Globally, more than 260 million people are victims of Discrimination based on Work and Descent (DWD). This type of discrimination is defined by the UN as any distinction, exclusion or restriction based on inherited status such as caste, including present or ancestral occupation, family, community or social origin. This form of discrimination is different from racism and CDWD are different from minorities as the discrimination they face usually takes place within their own ethnic/religious/linguistic group. The caste-system in Asia is the most commonly known example of descent and work-based discrimination globally. Dalits (formerly known as untouchables) are the largest DWD community. However, in Africa, Europe, Latin America and North America the phenomenon of descent and work-based discrimination is also common, enforced through complex cultural beliefs and behavioural systems.

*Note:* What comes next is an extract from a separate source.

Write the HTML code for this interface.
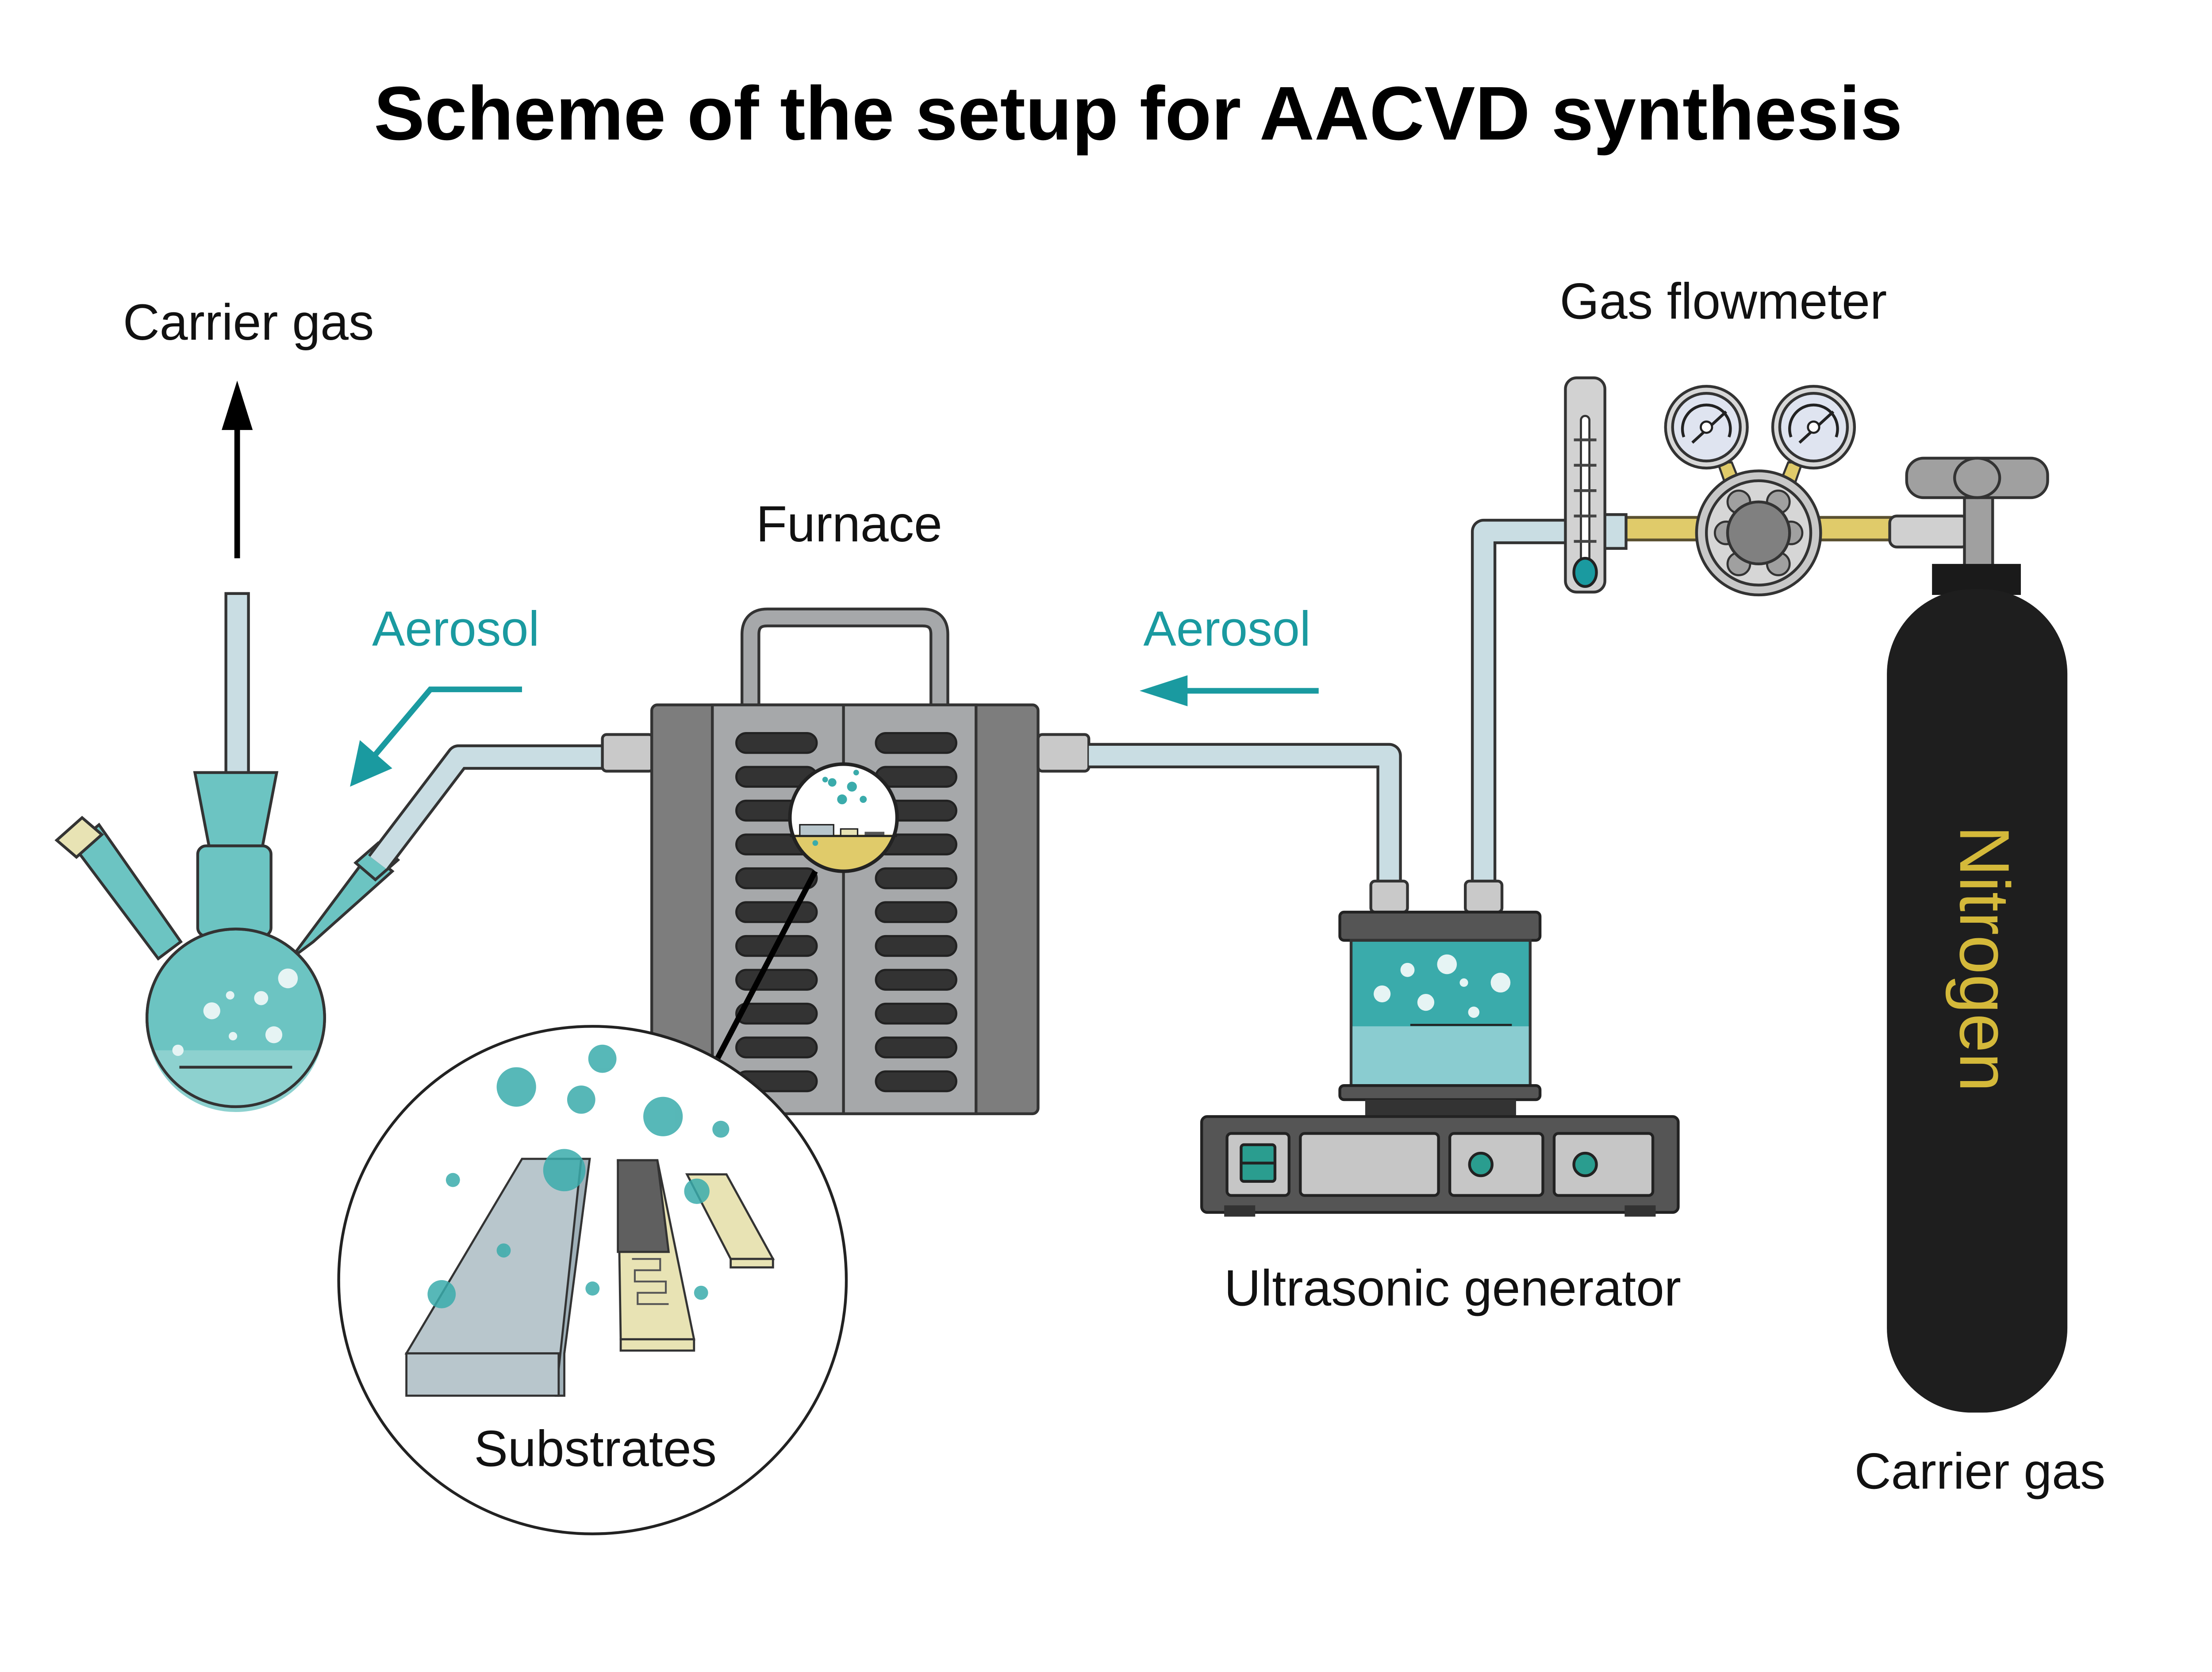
<!DOCTYPE html>
<html><head><meta charset="utf-8"><style>
html,body{margin:0;padding:0;background:#fff;}
svg{display:block;}
text{font-family:"Liberation Sans",sans-serif;}
</style></head><body>
<svg width="5120" height="3780" viewBox="0 0 1606 1186" xmlns="http://www.w3.org/2000/svg">
<rect width="1606" height="1186" fill="#fff"/>
<text x="807" y="99" font-size="54" font-weight="bold" text-anchor="middle" fill="#000">Scheme of the setup for AACVD synthesis</text>

<!-- left carrier gas -->
<text x="176" y="241" font-size="36" text-anchor="middle" fill="#111">Carrier gas</text>
<line x1="168" y1="396" x2="168" y2="300" stroke="#000" stroke-width="4"/>
<polygon points="168,270 157,305 179,305" fill="#000"/>

<!-- flask -->
<g stroke="#333" stroke-width="2">
<rect x="160" y="421" width="16" height="130" fill="#c9dde3"/>
<polygon points="52,600 70,585 128,668 112,680" fill="#6cc4c2"/>
<polygon points="40,596 58,580 72,592 54,608" fill="#e8e3b4"/>
<polygon points="222,668 206,680 262,605 278,618" fill="#6cc4c2"/>
<polygon points="252,612 268,598 282,610 266,624" fill="#6cc4c2"/>
<polygon points="138,548 196,548 186,600 148,600" fill="#6cc4c2"/>
<rect x="140" y="600" width="52" height="64" rx="6" fill="#6cc4c2"/>
<circle cx="167" cy="722" r="63" fill="#6cc4c2"/>
</g>
<path d="M107,745 A63 63 0 0 0 227,745 Z" fill="#8dd1cf"/>
<line x1="127" y1="757" x2="207" y2="757" stroke="#333" stroke-width="2"/>
<circle cx="167" cy="722" r="63" fill="none" stroke="#333" stroke-width="2"/>
<g fill="#e6f4f4"><circle cx="150" cy="717" r="6"/><circle cx="185" cy="708" r="5"/><circle cx="204" cy="694" r="7"/><circle cx="194" cy="734" r="6"/><circle cx="165" cy="735" r="3"/><circle cx="126" cy="745" r="4"/><circle cx="163" cy="706" r="3"/></g>

<!-- pipe left -->
<path d="M268,612 L325,537 L430,537" fill="none" stroke="#333" stroke-width="18" stroke-linejoin="round"/>
<path d="M268,612 L325,537 L430,537" fill="none" stroke="#c9dde3" stroke-width="14" stroke-linejoin="round"/>
<rect x="427" y="521" width="36" height="26" rx="3" fill="#c9c9c9" stroke="#333" stroke-width="2"/>

<!-- Aerosol left -->
<text x="323" y="458" font-size="35" text-anchor="middle" fill="#1a9aa0">Aerosol</text>
<path d="M370,489 L305,489 L262,540" fill="none" stroke="#1a9aa0" stroke-width="4"/>
<polygon points="248,558 255,525 278,545" fill="#1a9aa0"/>

<!-- furnace -->
<text x="602" y="384" font-size="36" text-anchor="middle" fill="#111">Furnace</text>
<path d="M532,500 L532,450 Q532,438 544,438 L654,438 Q666,438 666,450 L666,500" fill="none" stroke="#333" stroke-width="14"/>
<path d="M532,500 L532,450 Q532,438 544,438 L654,438 Q666,438 666,450 L666,500" fill="none" stroke="#a6a8aa" stroke-width="10"/>
<rect x="462" y="500" width="274" height="290" rx="4" fill="#7d7d7d" stroke="#333" stroke-width="2"/>
<rect x="505" y="500" width="187" height="290" fill="#a6a8aa" stroke="#333" stroke-width="2"/>
<line x1="598" y1="500" x2="598" y2="790" stroke="#333" stroke-width="2"/>
<g fill="#333" stroke="#222" stroke-width="1.5">
<rect x="522" y="520" width="57" height="14" rx="7"/><rect x="621" y="520" width="57" height="14" rx="7"/>
<rect x="522" y="544" width="57" height="14" rx="7"/><rect x="621" y="544" width="57" height="14" rx="7"/>
<rect x="522" y="568" width="57" height="14" rx="7"/><rect x="621" y="568" width="57" height="14" rx="7"/>
<rect x="522" y="592" width="57" height="14" rx="7"/><rect x="621" y="592" width="57" height="14" rx="7"/>
<rect x="522" y="616" width="57" height="14" rx="7"/><rect x="621" y="616" width="57" height="14" rx="7"/>
<rect x="522" y="640" width="57" height="14" rx="7"/><rect x="621" y="640" width="57" height="14" rx="7"/>
<rect x="522" y="664" width="57" height="14" rx="7"/><rect x="621" y="664" width="57" height="14" rx="7"/>
<rect x="522" y="688" width="57" height="14" rx="7"/><rect x="621" y="688" width="57" height="14" rx="7"/>
<rect x="522" y="712" width="57" height="14" rx="7"/><rect x="621" y="712" width="57" height="14" rx="7"/>
<rect x="522" y="736" width="57" height="14" rx="7"/><rect x="621" y="736" width="57" height="14" rx="7"/>
<rect x="522" y="760" width="57" height="14" rx="7"/><rect x="621" y="760" width="57" height="14" rx="7"/>
</g>
<clipPath id="mc"><circle cx="598" cy="580" r="38"/></clipPath>
<circle cx="598" cy="580" r="38" fill="#fff"/>
<rect x="555" y="592" width="90" height="40" fill="#e0cb6a" clip-path="url(#mc)"/>
<rect x="567" y="585" width="24" height="8" fill="#b8c6cc" stroke="#222" stroke-width="1"/>
<rect x="596" y="588" width="12" height="5" fill="#e8e3b4" stroke="#222" stroke-width="1"/>
<rect x="613" y="590" width="14" height="3" fill="#555"/>
<line x1="560" y1="593" x2="636" y2="593" stroke="#222" stroke-width="1.5"/>
<g fill="#3aabab"><circle cx="590" cy="555" r="3"/><circle cx="604" cy="558" r="3.5"/><circle cx="597" cy="567" r="3.5"/><circle cx="612" cy="567" r="2.5"/><circle cx="585" cy="553" r="2"/><circle cx="607" cy="548" r="2"/><circle cx="578" cy="598" r="2"/></g>
<circle cx="598" cy="580" r="38" fill="none" stroke="#222" stroke-width="2.5"/>
<line x1="578" y1="618" x2="508" y2="752" stroke="#000" stroke-width="4"/>

<!-- big circle -->
<circle cx="420" cy="908" r="180" fill="#fff" stroke="#222" stroke-width="2"/>
<g stroke="#333" stroke-width="1.5">
<polygon points="288,960 370,822 418,822 400,960" fill="#b8c6cc"/>
<polygon points="400,960 418,822 412,822 394,990 400,990" fill="#9fb0b8"/>
<rect x="288" y="960" width="108" height="30" fill="#b8c6cc"/>
<polygon points="438,823 466,823 492,950 440,950" fill="#e8e3b4"/>
<polygon points="438,823 466,823 474,888 438,888" fill="#5f5f5f"/>
<rect x="440" y="950" width="52" height="8" fill="#e8e3b4"/>
<polygon points="487,833 515,833 548,893 518,893" fill="#e8e3b4"/>
<rect x="518" y="893" width="30" height="6" fill="#e8e3b4"/>
</g>
<g fill="none" stroke="#555" stroke-width="1.3"><path d="M448,893 h20 v8 h-18 v8 h22 v8 h-20 v8 h22"/></g>
<g fill="#3aabab" opacity="0.85">
<circle cx="366" cy="771" r="14"/><circle cx="427" cy="751" r="10"/><circle cx="412" cy="780" r="10"/><circle cx="470" cy="792" r="14"/><circle cx="511" cy="801" r="6"/><circle cx="400" cy="830" r="15"/><circle cx="494" cy="845" r="9"/><circle cx="321" cy="837" r="5"/><circle cx="357" cy="887" r="5"/><circle cx="313" cy="918" r="10"/><circle cx="420" cy="914" r="5"/><circle cx="497" cy="917" r="5"/>
</g>
<text x="422" y="1040" font-size="36" text-anchor="middle" fill="#111">Substrates</text>

<!-- right pipe -->
<rect x="736" y="521" width="36" height="26" rx="3" fill="#c9c9c9" stroke="#333" stroke-width="2"/>
<path d="M772,536 L985,536 L985,627" fill="none" stroke="#333" stroke-width="18" stroke-linejoin="round"/>
<path d="M772,536 L985,536 L985,627" fill="none" stroke="#c9dde3" stroke-width="14" stroke-linejoin="round"/>
<text x="870" y="458" font-size="35" text-anchor="middle" fill="#1a9aa0">Aerosol</text>
<line x1="935" y1="490" x2="835" y2="490" stroke="#1a9aa0" stroke-width="4"/>
<polygon points="808,490 842,479 842,501" fill="#1a9aa0"/>

<!-- pipe to flowmeter -->
<path d="M1052,627 L1052,377 L1115,377" fill="none" stroke="#333" stroke-width="18" stroke-linejoin="round"/>
<path d="M1052,627 L1052,377 L1115,377" fill="none" stroke="#c9dde3" stroke-width="14" stroke-linejoin="round"/>

<!-- ultrasonic -->
<rect x="972" y="625" width="26" height="22" rx="3" fill="#c9c9c9" stroke="#333" stroke-width="2"/>
<rect x="1039" y="625" width="26" height="22" rx="3" fill="#c9c9c9" stroke="#333" stroke-width="2"/>
<rect x="950" y="647" width="142" height="20" rx="3" fill="#555" stroke="#222" stroke-width="2"/>
<rect x="958" y="667" width="127" height="103" fill="#3aabab" stroke="#333" stroke-width="2"/>
<rect x="959" y="728" width="125" height="41" fill="#8accd0"/>
<line x1="1000" y1="727" x2="1072" y2="727" stroke="#222" stroke-width="1.5"/>
<g fill="#e6f4f4"><circle cx="980" cy="705" r="6"/><circle cx="998" cy="688" r="5"/><circle cx="1026" cy="684" r="7"/><circle cx="1011" cy="711" r="6"/><circle cx="1045" cy="718" r="4"/><circle cx="1064" cy="697" r="7"/><circle cx="1038" cy="697" r="3"/></g>
<rect x="950" y="770" width="142" height="10" rx="3" fill="#555" stroke="#222" stroke-width="2"/>
<rect x="968" y="780" width="107" height="12" fill="#333"/>
<rect x="852" y="792" width="338" height="68" rx="4" fill="#555" stroke="#222" stroke-width="2"/>
<rect x="868" y="855" width="22" height="8" fill="#333"/><rect x="1152" y="855" width="22" height="8" fill="#333"/>
<rect x="870" y="804" width="44" height="44" rx="3" fill="#c6c6c6" stroke="#222" stroke-width="2"/>
<rect x="880" y="812" width="24" height="26" rx="2" fill="#2a9d8f" stroke="#222" stroke-width="2"/>
<line x1="880" y1="825" x2="904" y2="825" stroke="#222" stroke-width="2"/>
<rect x="922" y="804" width="98" height="44" rx="3" fill="#c6c6c6" stroke="#222" stroke-width="2"/>
<rect x="1028" y="804" width="66" height="44" rx="3" fill="#c6c6c6" stroke="#222" stroke-width="2"/>
<circle cx="1050" cy="826" r="8" fill="#2a9d8f" stroke="#222" stroke-width="2"/>
<rect x="1102" y="804" width="70" height="44" rx="3" fill="#c6c6c6" stroke="#222" stroke-width="2"/>
<circle cx="1124" cy="826" r="8" fill="#2a9d8f" stroke="#222" stroke-width="2"/>
<text x="1030" y="926" font-size="36" text-anchor="middle" fill="#111">Ultrasonic generator</text>

<!-- flowmeter & regulator -->
<text x="1222" y="226" font-size="36" text-anchor="middle" fill="#111">Gas flowmeter</text>
<rect x="1138" y="367" width="254" height="16" fill="#e0cb6a" stroke="#5a5030" stroke-width="2"/>
<rect x="1131" y="365" width="22" height="24" fill="#c9dde3" stroke="#333" stroke-width="2"/>
<rect x="1110" y="268" width="28" height="152" rx="8" fill="#d2d2d2" stroke="#333" stroke-width="2"/>
<rect x="1121" y="295" width="6" height="110" rx="3" fill="#fff" stroke="#333" stroke-width="1.5"/>
<g stroke="#444" stroke-width="2"><line x1="1116" y1="312" x2="1132" y2="312"/><line x1="1116" y1="330" x2="1132" y2="330"/><line x1="1116" y1="348" x2="1132" y2="348"/><line x1="1116" y1="366" x2="1132" y2="366"/><line x1="1116" y1="384" x2="1132" y2="384"/></g>
<ellipse cx="1124" cy="406" rx="8" ry="10" fill="#1a9aa0" stroke="#222" stroke-width="2"/>
<polygon points="1218,328 1228,328 1234,343 1224,345" fill="#e0cb6a" stroke="#333" stroke-width="1.5"/>
<polygon points="1268,328 1278,328 1272,345 1262,343" fill="#e0cb6a" stroke="#333" stroke-width="1.5"/>
<g stroke="#333" stroke-width="2">
<circle cx="1210" cy="303" r="29" fill="#d8d8d8"/><circle cx="1210" cy="303" r="24" fill="#dfe4f0"/>
<circle cx="1286" cy="303" r="29" fill="#d8d8d8"/><circle cx="1286" cy="303" r="24" fill="#dfe4f0"/>
</g>
<g stroke="#222" stroke-width="2" fill="none">
<path d="M1194,310 A17 17 0 1 1 1226,310"/><line x1="1200" y1="314" x2="1224" y2="292"/>
<path d="M1270,310 A17 17 0 1 1 1302,310"/><line x1="1276" y1="314" x2="1300" y2="292"/>
</g>
<circle cx="1210" cy="303" r="4" fill="#fff" stroke="#222" stroke-width="1.5"/><circle cx="1286" cy="303" r="4" fill="#fff" stroke="#222" stroke-width="1.5"/>
<circle cx="1247" cy="378" r="44" fill="#c8c8c8" stroke="#333" stroke-width="2"/>
<circle cx="1247" cy="378" r="37" fill="#d6d6d6" stroke="#333" stroke-width="2"/>
<g fill="#a0a0a0" stroke="#333" stroke-width="1.5"><circle cx="1233" cy="356" r="8"/><circle cx="1261" cy="356" r="8"/><circle cx="1224" cy="378" r="8"/><circle cx="1270" cy="378" r="8"/><circle cx="1233" cy="400" r="8"/><circle cx="1261" cy="400" r="8"/></g>
<circle cx="1247" cy="378" r="22" fill="#808080" stroke="#333" stroke-width="2"/>

<!-- cylinder -->
<rect x="1340" y="366" width="56" height="22" rx="5" fill="#d0d0d0" stroke="#333" stroke-width="2"/>
<rect x="1393" y="348" width="20" height="55" fill="#a0a0a0" stroke="#333" stroke-width="2"/>
<rect x="1352" y="325" width="100" height="28" rx="12" fill="#a0a0a0" stroke="#333" stroke-width="2"/>
<ellipse cx="1402" cy="339" rx="16" ry="14" fill="none" stroke="#333" stroke-width="2"/>
<rect x="1370" y="400" width="63" height="22" fill="#1a1a1a"/>
<rect x="1338" y="418" width="128" height="584" rx="60" fill="#1e1e1e"/>
<text x="0" y="0" font-size="50" fill="#d4b93a" transform="translate(1390,680) rotate(90)" text-anchor="middle">Nitrogen</text>
<text x="1404" y="1056" font-size="36" text-anchor="middle" fill="#111">Carrier gas</text>
</svg>
</body></html>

The Haratins in Africa, the Roma/Romani in Europe, the Burakumin in Japan, and the Quilombolas in Brazil are a small selection of various groups who experience oppression through discrimination on work and descent. Across the world, Communities Discriminated on Work and Descent (CDWD) do not share a common culture or language, but a common scarring from similar hierarchical social structures which ascribes them to a state of devalued personhood due to their work and descent and through concepts of purity and pollution, forced endogamy, stigmatised and exploitative forms of labour and enslavement. There is a cruel lack of measurable and credible data to better evaluate the situation of CDWD in each country, as well as understanding the needs and specificities of each Community. For this reason, experts on Communities Discriminated on Work and Descent across the world have worked to produce reports on the status of CDWD in their countries/regions. Translation in English and other languages is the next step to achieve a broad diffusion and resonance around this collective work.
Translation from Portuguese to English of two reports (around 50 pages for each report) on the status of Communities Discriminated on Work and Descent (CDWD) in Brazil (national report) and in Latin America (regional report) towards publication. The translation of one report needs be completed within 3 weeks (1 person for translation and 1 person for proof reading per report).